Pretty sure I see the Oregon Trail in the distance

Last weekend was the first time that I've run over 4 miles in nearly a year. It was an amazing feeling to feel the ground beneath my feet and the air rushing into my lungs.  It was not an amazing feeling when I started to walk after only 2 miles because the first 2 miles are all all uphill.  Marathon shape I am not, but I could see the faint glimmer of running glory of yesteryear.
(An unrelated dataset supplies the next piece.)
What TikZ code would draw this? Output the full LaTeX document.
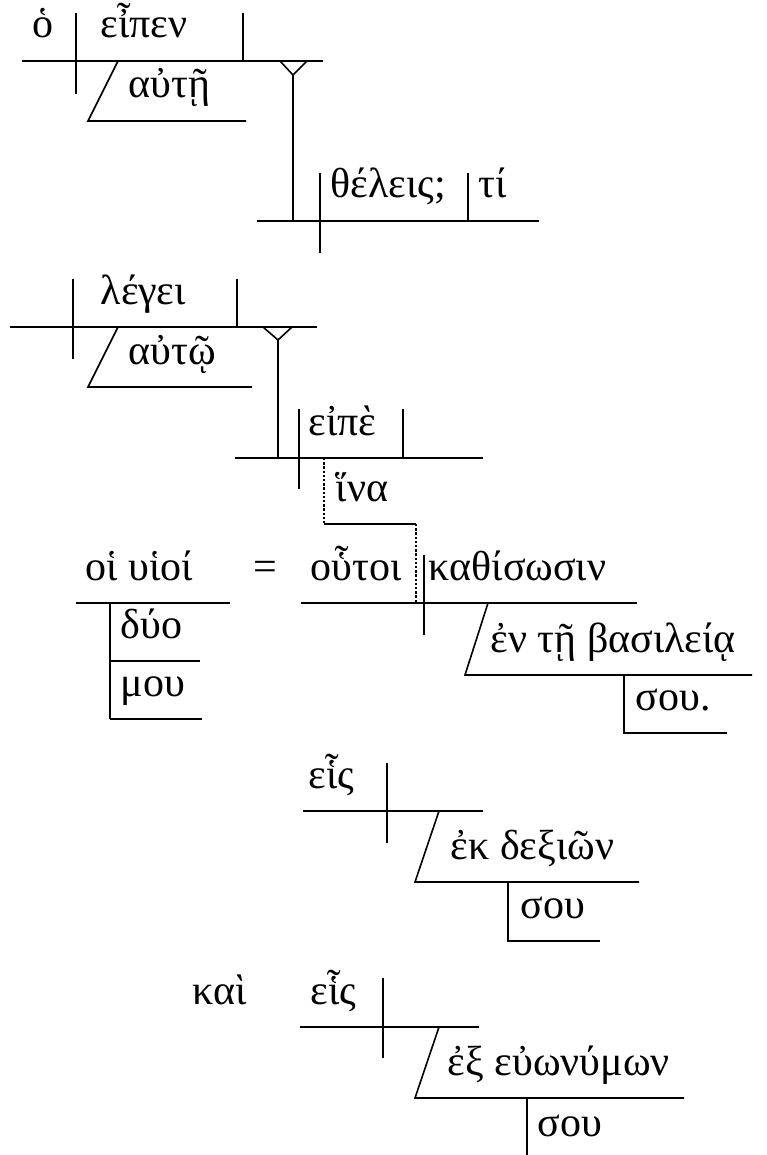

As I ran along the trail, it became less and less "friendly" and more and more technical.  The first few miles were mostly mountain bike friendly, the next few were easily double wide runable, where as the last mile or so was all single track. The variation in elevation and surface I THINK afforded less pounding on my knee - but it still throbbed when I got home.

Not too shabby for trails

Today on the other hand I ran 6 miles on the roads averaging around 7:25/mi.  It was much more non-stopped with breaks only coming for stoplights or road crossings. (To be clear, at the turn around, I huffed and puffed while getting a drink for 60 seconds.) It was a TOUGH run, much tougher than I would like to admit it to being.  My knee is still sore, but no worse than the 10 mile run the week before, so I think that a long-ish run on the weekend will be the norm going forward.

I wore a long sleeved shirt and therefore ROASTED in the Phoenix heat

Is this post entirely about running?  Eh, probably not. Do I miss it more than I can ever imagine? You betcha.  The nice thing about my fitness journey is that it is still evolving. I have lots of blank pages to finish my story - all I need to do is start writing!